Incumbent Brazilian President Jair Bolsonaro and his left-wing challenger Luiz Inácio Lula da Silva have faced off in their final televised debate ahead of Sunday’s tense run-off vote.

Polls suggest Lula is the slight favorite to come back for a third term, capping a remarkable political renaissance after his jailing on corruption convictions that were overturned. But Bolsonaro outperformed opinion polls in the first-round vote this month, and many analysts say the election could go either way.

During Friday’s free-wheeling debate, the deeply polarizing figures attacked each other’s character and record, accused each other of lying and refused repeatedly to answer each other’s questions.

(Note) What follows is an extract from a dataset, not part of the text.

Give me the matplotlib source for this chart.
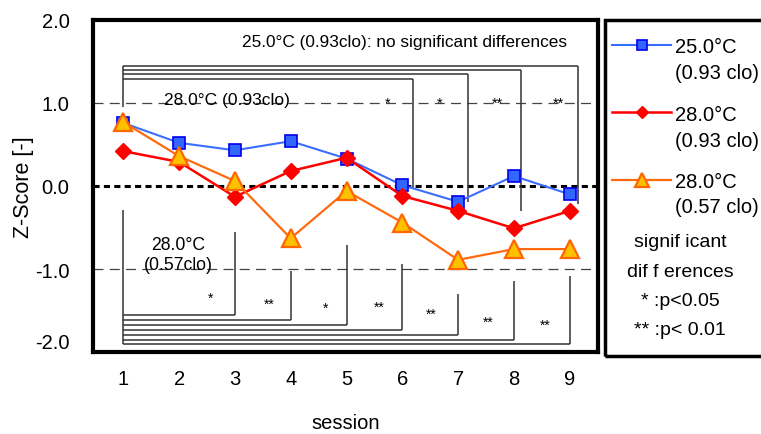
import matplotlib
matplotlib.use('Agg')
import matplotlib.pyplot as plt
from matplotlib.patches import Rectangle
from matplotlib.transforms import offset_copy

plt.rcParams['font.family'] = ['Liberation Sans', 'DejaVu Sans']

sessions = [1, 2, 3, 4, 5, 6, 7, 8, 9]
z_25_093 = [0.76, 0.52, 0.43, 0.54, 0.33, 0.01, -0.19, 0.12, -0.10]
z_28_093 = [0.42, 0.29, -0.13, 0.18, 0.34, -0.12, -0.30, -0.51, -0.30]
z_28_057 = [0.77, 0.36, 0.06, -0.63, -0.06, -0.44, -0.89, -0.76, -0.76]

# significance brackets, 28.0C (0.93clo) vs session 1 (top)
top_level = [1.45, 1.40, 1.35, 1.29]
top_end = [9.15, 8.13, 7.18, 6.19]
top_drop = [-0.22, -0.30, -0.19, -0.03]
top_star_x = [5.74, 6.66, 7.70, 8.79]
top_star = ['*', '*', '**', '**']

# significance brackets, 28.0C (0.57clo) vs session 1 (bottom)
bot_level = [-1.56, -1.62, -1.68, -1.74, -1.80, -1.85, -1.90]
bot_end = [3, 4, 5, 6, 7, 8, 9]
bot_top = [-0.56, -1.02, -0.71, -0.94, -1.30, -1.14, -1.09]
bot_star_x = [2.57, 3.61, 4.63, 5.59, 6.51, 7.54, 8.56]
bot_star_y = [-1.40, -1.47, -1.51, -1.50, -1.59, -1.68, -1.72]
bot_star = ['*', '**', '*', '**', '**', '**', '**']

fig = plt.figure(figsize=(7.61, 4.35), dpi=100)
ax = fig.add_axes([93/761, 1-353/435, 505/761, 332/435])

ax.axhline(1, color='#444444', lw=0.9, dashes=(8, 5), zorder=1)
ax.axhline(-1, color='#444444', lw=0.9, dashes=(8, 5), zorder=1)
ax.axhline(0, color='black', lw=2.2, dashes=(2, 1.4), zorder=1)

bc = '#333333'
# top brackets
ax.vlines(1, 0.95, max(top_level), color=bc, lw=1.1)
for lv, xe, yd in zip(top_level, top_end, top_drop):
    ax.hlines(lv, 1, xe, color=bc, lw=1.1)
    ax.vlines(xe, yd, lv, color=bc, lw=1.1)
for x, s in zip(top_star_x, top_star):
    ax.text(x, 0.96, s, ha='center', va='baseline', fontsize=10.5)

# bottom brackets
ax.vlines(1, min(bot_level), -0.29, color=bc, lw=1.1)
for lv, xe, yt in zip(bot_level, bot_end, bot_top):
    ax.hlines(lv, 1, xe, color=bc, lw=1.1)
    ax.vlines(xe, lv, yt, color=bc, lw=1.1)
for x, y, s in zip(bot_star_x, bot_star_y, bot_star):
    ax.text(x, y, s, ha='center', va='baseline', fontsize=10)

l1, = ax.plot(sessions, z_25_093, color='#3A6EFF', lw=1.5, marker='s', ms=8.5,
              mfc='#3366FF', mec='#0000EE', mew=1.2, zorder=3)
l2, = ax.plot(sessions, z_28_093, color='#FF0000', lw=1.8, marker='D', ms=8,
              mfc='#FF0000', mec='#FF0000', zorder=4)
l3, = ax.plot(sessions, z_28_057, color='#FF6A10', lw=1.6, marker='^', ms=13,
              mfc='#FFC000', mec='#FF6600', mew=1.6, zorder=5)

ax.text(3.13, 1.69, '25.0°C (0.93clo): no significant differences', fontsize=12.4,
        ha='left', va='baseline')
ax.text(1.73, 0.99, '28.0°C (0.93clo)', fontsize=12.5, ha='left', va='baseline')
ax.text(1.98, -0.76, '28.0°C', fontsize=12.7, ha='center', va='baseline')
ax.text(1.98, -0.995, '(0.57clo)', fontsize=12.7, ha='center', va='baseline')

ax.set_xlim(0.457, 9.507)
ax.set_ylim(-2, 2)
ax.set_xticks(sessions)
ax.set_yticks([-2, -1, 0, 1, 2])
ax.set_yticklabels(['-2.0', '-1.0', '0.0', '1.0', '2.0'])
ax.tick_params(axis='both', length=0, labelsize=14.5)
ax.tick_params(axis='y', pad=17)
ax.tick_params(axis='x', pad=12)
for sp in ax.spines.values():
    sp.set_linewidth(3)
ax.set_xlabel('session', fontsize=14.5, labelpad=18)
ax.set_ylabel('Z-Score [-]', fontsize=15.5, labelpad=1)
# bottom y label sits a little higher, as in the original
lab = ax.get_yticklabels()[0]
lab.set_transform(offset_copy(lab.get_transform(), fig=fig, y=11, units='dots'))

# legend panel
fig.patches.append(Rectangle((605/761, 1-357/435), 0.25, 336/435, transform=fig.transFigure,
                             fill=False, lw=2.5, ec='black'))
leg = fig.legend([l1, l2, l3], ['25.0°C', '28.0°C', '28.0°C'], loc='upper left',
                 bbox_to_anchor=(612/761, 1-38/435), frameon=False, fontsize=14.5,
                 handlelength=2.93, handletextpad=0.2, labelspacing=2.41,
                 borderpad=0, borderaxespad=0, numpoints=1, markerscale=0.8)
for txt, yb in [('(0.93 clo)', 79), ('(0.93 clo)', 146.7), ('(0.57 clo)', 212.7)]:
    fig.text(675/761, 1-yb/435, txt, fontsize=14.5, ha='left', va='baseline')
for txt, yb in [('signif icant', 247.3), ('dif f erences', 276.7),
                ('* :p<0.05', 306), ('** :p< 0.01', 335)]:
    fig.text(680/761, 1-yb/435, txt, fontsize=14, ha='center', va='baseline')

fig.savefig('out.png', dpi=100)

“Brazilians know who the liar is,” said Lula, as the two locked horns over minimum wages and the left-wing politician’s history of corruption allegations.

“Stop lying Lula, stop lying. It’s getting ugly,” said Bolsonaro.

Lula, who served as president between 2003 and 2010, also highlighted that Bolsonaro’s government has not yet provided an increase to the minimum wage above inflation.

“This man governed for four years and there was not one percent of a real increase,” Lula said at the TV Globo debate in Rio de Janeiro, which lasted two and a half hours. He said the minimum wage is now worth less than when Bolsonaro was inaugurated.

Bolsonaro quickly promised to lift the minimum wage from $229 a month to $265 next year, though that was not included in his 2023 budget proposal sent to Congress, which the incumbent president allies’ control.